2023: The year of Emefiele

FESTUS ERIYE FROM THE NATION

Two of Nigeria’s leading newspapers – The Nation and Leadership – just chose President Bola Ahmed Tinubu as Person of the Year for 2023. In the tradition pioneered by the American news magazine Time in 1927, this award goes to “a person, a group, idea, or object that “for better or for worse… has done the most to influence the events of the year.”

In most election years in the United States, whoever is elected president becomes the magazine’s Person of the Year. So, Tinubu’s selection by the aforementioned newspapers reflects the traditional pattern.

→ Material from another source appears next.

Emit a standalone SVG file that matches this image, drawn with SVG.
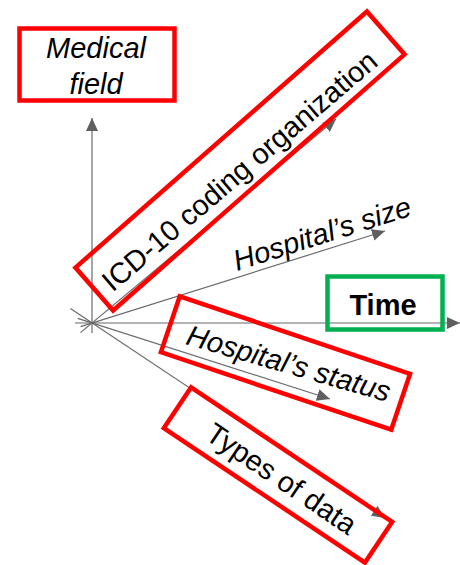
<svg xmlns="http://www.w3.org/2000/svg" width="460" height="565" viewBox="0 0 460 565">
<defs>
<style>
.ax{stroke:#6b6b6b;stroke-width:1.2;fill:none;marker-end:url(#ah)}
.rb{fill:none;stroke:#ff0000;stroke-width:4.5}
.gb{fill:none;stroke:#00b050;stroke-width:4.5}
.t{font-family:"Liberation Sans",Arial,sans-serif;font-size:29px;fill:#000}
.i{font-style:italic}
.b{font-weight:bold}
</style>
<marker id="ah" markerUnits="userSpaceOnUse" markerWidth="14" markerHeight="12" refX="13" refY="6" orient="auto">
<path d="M0,0 L13,6 L0,12 z" fill="#5f5f5f"/>
</marker>
</defs>
<rect width="460" height="565" fill="#fff"/>
<g id="connectors">
<line class="ax" x1="92" y1="333" x2="92" y2="118"/>
<line class="ax" x1="80.5" y1="332.6" x2="336" y2="119"/>
<line class="ax" x1="80.6" y1="326.6" x2="385" y2="231"/>
<line class="ax" x1="75" y1="323" x2="460" y2="323"/>
<line class="ax" x1="77.7" y1="318.4" x2="330" y2="399"/>
<line class="ax" x1="70.4" y1="308.6" x2="385" y2="518"/>
</g>
<g id="medical-field">
<rect class="rb" x="19.5" y="28.5" width="155" height="72"/>
<text class="t i" x="96" y="58" text-anchor="middle">Medical</text>
<text class="t i" x="96" y="94" text-anchor="middle">field</text>
</g>
<g id="icd10">
<rect class="rb" x="-194" y="-28.5" width="388" height="57" transform="translate(240,161) rotate(-41.3)"/>
<text class="t" x="0" y="0" text-anchor="middle" transform="translate(246,178.5) rotate(-40.6)">ICD-10 coding organization</text>
</g>
<g id="hospital-size">
<text class="t i" x="0" y="0" text-anchor="middle" transform="translate(325,243) rotate(-17.6)">Hospital’s size</text>
</g>
<g id="time">
<rect class="gb" x="327.5" y="276.5" width="115" height="53"/>
<text class="t b" x="383" y="315" text-anchor="middle">Time</text>
</g>
<g id="hospital-status">
<rect class="rb" x="-121.5" y="-29.5" width="243" height="59" transform="translate(285.5,363) rotate(18.6)"/>
<text class="t i" x="0" y="0" text-anchor="middle" transform="translate(286,373) rotate(16)">Hospital’s status</text>
</g>
<g id="types-of-data">
<rect class="rb" x="-121" y="-24.5" width="242" height="49" transform="translate(278,475) rotate(33.8)"/>
<text class="t" x="0" y="0" text-anchor="middle" transform="translate(276,487) rotate(34)">Types of data</text>
</g>
</svg>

But well before his election in February and inauguration on May 29, there was a powerful individual whose actions had the potential to influence the outcome of the general elections and impact the economic wellbeing of millions of Nigerians. His name is Godwin Emefiele, former governor of the Central Bank of Nigeria (CBN).

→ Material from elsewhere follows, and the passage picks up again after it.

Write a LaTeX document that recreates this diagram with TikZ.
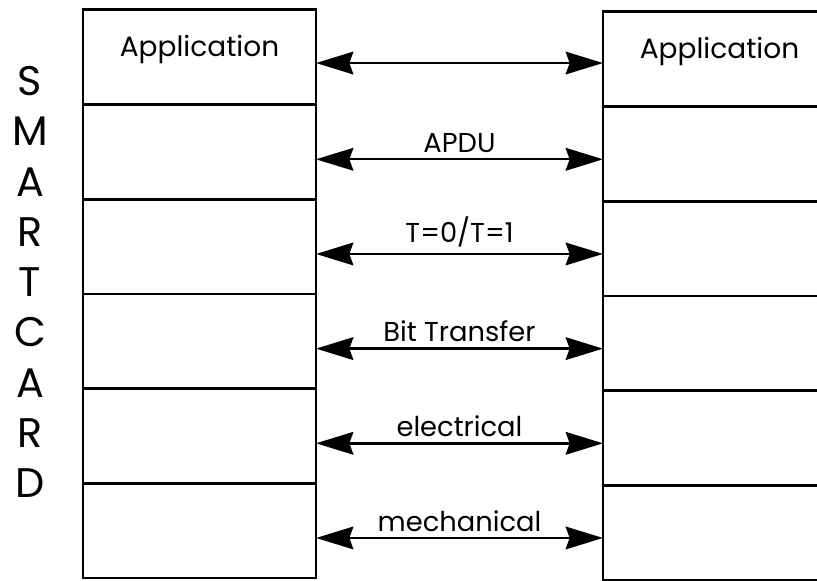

There are different ways to measure how much progress a country is making. You could look at the GDP, how many people are living below the poverty line, literacy level, state of public infrastructure and so on.

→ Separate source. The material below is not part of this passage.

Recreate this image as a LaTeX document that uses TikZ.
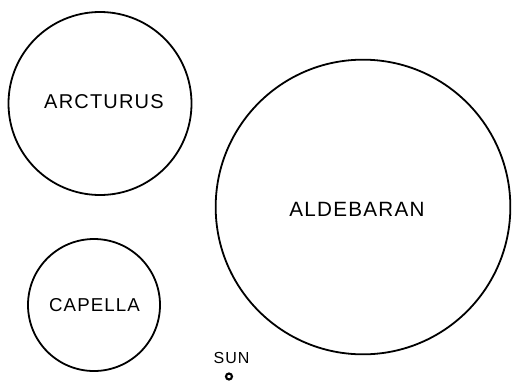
\documentclass[tikz,border=0pt]{standalone}
\usepackage{fontspec}
\setmainfont{Liberation Sans}
\begin{document}
\begin{tikzpicture}[x=0.75pt,y=-0.75pt,
  star/.style={circle,draw,line width=1.35pt,inner sep=0pt,minimum size=#1},
  lbl/.style={inner sep=0pt,font=\fontsize{#1}{#1}\selectfont\addfontfeature{LetterSpace=6}}]
\useasboundingbox (0,0) rectangle (513,382);
\node[star=137.25pt] (arcturus) at (100,103.5) {};
\node[star=221pt] (aldebaran) at (363,207) {};
\node[star=99pt] (capella) at (94,305) {};
\node[star=4.5pt,line width=1.6pt] (sun) at (229,376.5) {};
\node[lbl=15] (arcturuslbl) at (104,102) {ARCTURUS};
\node[lbl=15.5] (aldebaranlbl) at (357,209.5) {ALDEBARAN};
\node[lbl=14] (capellalbl) at (94.5,305) {CAPELLA};
\node[lbl=12] (sunlbl) at (231.5,357.5) {SUN};
\end{tikzpicture}
\end{document}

Another way is to examine the conduct of people in public office. This is especially important given our history that speaks largely of incompetence, mismanagement and corruption. Emefiele’s actions earlier this year exemplified much that is wrong Nigeria – impunity and decay of institutions.

Late in 2022, the CBN served notice that it would introduce new designs for certain naira denominations and set a date in January 2023 for which this task must be accomplished. The initial excuse for the action was that the bulk of the nation’s cash was floating outside the system. The swap was supposed to vacuum all of that money back into bank vaults.

But as we would all soon learn there was more to it than economics. In reality, it was a move designed to frustrate certain political figures who the then administration felt had stockpiled an unbelievable amount of naira for vote-buying.

While the desire of having an electoral process that wasn’t compromised by cash was laudable, the currency swap was not only ill-timed, its execution was disastrous. There was a stampede to returned old notes with very few new ones to replace them.

ATM’s were empty; banking halls became battles zones. We were told to go cashless using online transfers. The problem was most banks lacked the infrastructure to support this. It was the perfect Nigerian nightmare produced and directed by Emefiele.

If the fallout from the naira redesign fiasco was just about inconvenience, it would have been pardonable. There were more deadly consequences. People actually died as result of inability to access cash for treatment of their loved ones. Many small businesses shut down and as of today no one really knows how much was lost to this hare-brained scheme.

Such was the degree of suffering that at its height, Professor Wole Soyinka, accused the former CBN governor of crimes against humanity. Speaking on Channels Television, he blamed then President Muhammadu Buhari for enabling him.

“Emefiele has committed a crime against humanity, over and beyond even any electoral mago mago (foul play),” Soyinka said.

“He struck at the heart of the subsisting survival principles, minimal needs and entitlements of the ordinary people in the street.

“Don’t bully me. Don’t take my voice away. Don’t take my economic potential away, my economical entitlements. Don’t throw me on the mercy of sadists like Emefiele.”